0%

Softmax的反向传播

这几天在手写CNN,记录一下这其中遇到的几个问题。

对于一个分类问题,一般的做法是对最后线性层的输出做一次softmax操作,然后再与one-hot形式的label计算交叉熵损失。

1. softmax 函数的定义

设 $ X = [x_1, x_2, , x_n]$,那么 $ Y = softmax(X) = [y1, y2, , y_n] $,其中 \(y_i = \frac{e^{x_i}}{\sum_{j=1}^n e^{x_j}}\)\(\sum_{i=1}^n y_i = 1\)

在numpy实现中,为了避免浮点数溢出,需要将\(X\)中的元素减去\(max(X)\):

1
2
3
4
def softmax(x):
"""Compute softmax values for each sets of scores in x."""
e_x = np.exp(x - np.expand_dims(np.max(x, axis=1), axis=1))
return e_x / np.expand_dims(e_x.sum(axis=1), axis=1)

2. softmax 函数的求导 \(\frac{\partial{y_i}}{\partial{x_j}}\)

  1. \(i = j\) 时, \[ \begin{equation} \begin{split} \frac{\partial{y_i}}{\partial{x_j}} &= \frac{\partial{y_i}}{\partial{x_i}} \\ &= \frac{\partial{}}{\partial{x_i}}(\frac{e^{x_i}}{\sum_k{e^{x_k}}}) \\ &= \frac{e^{x_i}*(\sum_k{e^{x_k})} - e^{x_i}*e^{x_i}}{(\sum_k{e^{x_k}})^2} \\ &= \frac{e^{x_i}}{\sum_k{e^{x_k}}} - \frac{e^{x_i} * e^{x_i}}{(\sum_k{e^{x_k}})^2} \\ &= y_i - y_i^2 \\ &= y_i(1-y_i) \end{split} \end{equation} \]

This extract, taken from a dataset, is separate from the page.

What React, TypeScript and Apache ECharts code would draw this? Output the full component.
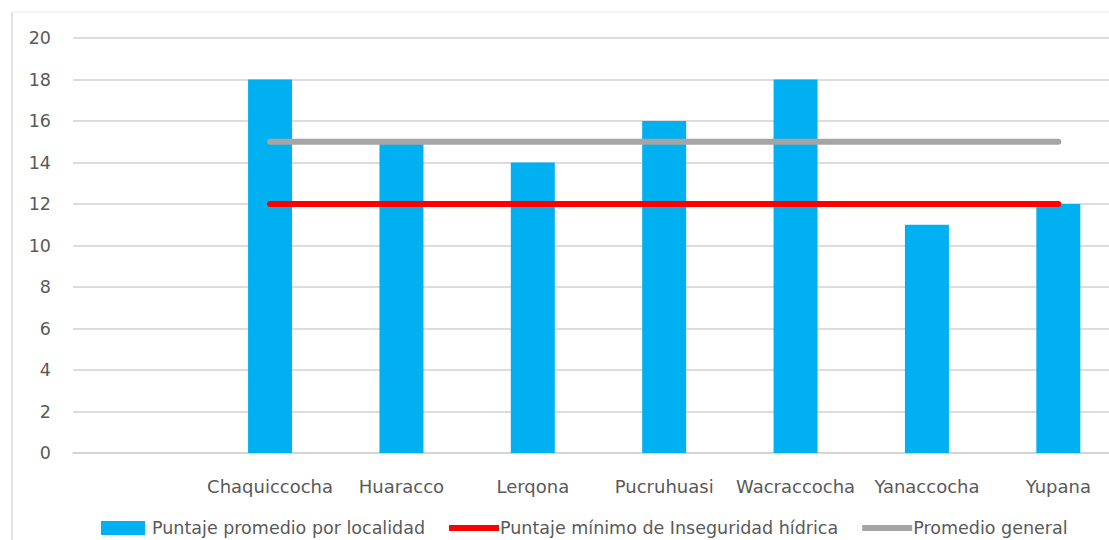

  2. \(i \neq j\) 时, \[ \begin{equation} \begin{split} \frac{\partial{y_i}}{\partial{x_j}} &= \frac{\partial{}}{\partial{x_j}}(\frac{e^{x_i}}{\sum_k{e^{x_k}}}) \\ &= - \frac{e^{x_j}*e^{x_i}}{(\sum_k{e^{x_k}})^2} \\ &= - \frac{e^{x_i}}{\sum_k{e^{x_k}}} * \frac{e^{x_j}}{\sum_k{e^{x_k}}} \\ &= - y_i y_j \end{split} \end{equation} \] 综上所述, \[ \begin{equation} \frac{\partial{y_i}}{\partial{x_j}} = \left\{ \begin{array}{**lr**} y_i - y_i * y_i, & i = j\\ 0 - y_i * y_j, & i \neq j \end{array} \right. \end{equation} \]

3. softmax + cross-entropy

交叉熵损失函数: \(\mathcal{L} = -\sum_k {\hat{y_k} \log y_k}\)

其中 \(\hat{y_k}\) 是标签,\(y_k\)是softmax函数的输出值。 \[ \begin{equation} \begin{split} \frac{\partial{\mathcal{L}}}{\partial{x_k}} &= \sum_i \frac{\partial{\mathcal{L}}}{\partial{y_i}} \frac{\partial{y_i}}{\partial{x_k}} \\ &= - \sum_i \frac{\partial{(\hat{y_i} * \log y_i)}}{\partial{y_i}} \frac{\partial{y_i}}{\partial{x_k}} \\ &= - \sum_i \frac{\hat{y_i}}{y_i} \frac{\partial{y_i}}{\partial{x_k}} \\ &= - \frac{\hat{y_k}}{y_k} \frac{\partial{y_k}}{\partial{x_k}} - \sum_{i \neq k} \frac{\hat{y_i}}{y_i} \frac{\partial{y_i}}{\partial{x_k}} \\ &= - \frac{\hat{y_k}}{y_k} (y_k - y_k^2) - \sum_{i \neq k}\frac{\hat{y_i}}{y_i} * (-y_i y_k) \\ &= -\hat{y_k} (1-y_k) + \sum_{i \neq k} \hat{y_i} y_k \\ &= -\hat{y_k} + \sum_i \hat{y_i} * y_k \\ &= y_k - \hat{y_k} \end{split} \end{equation} \] 最终的这个结果可以说是非常简单了。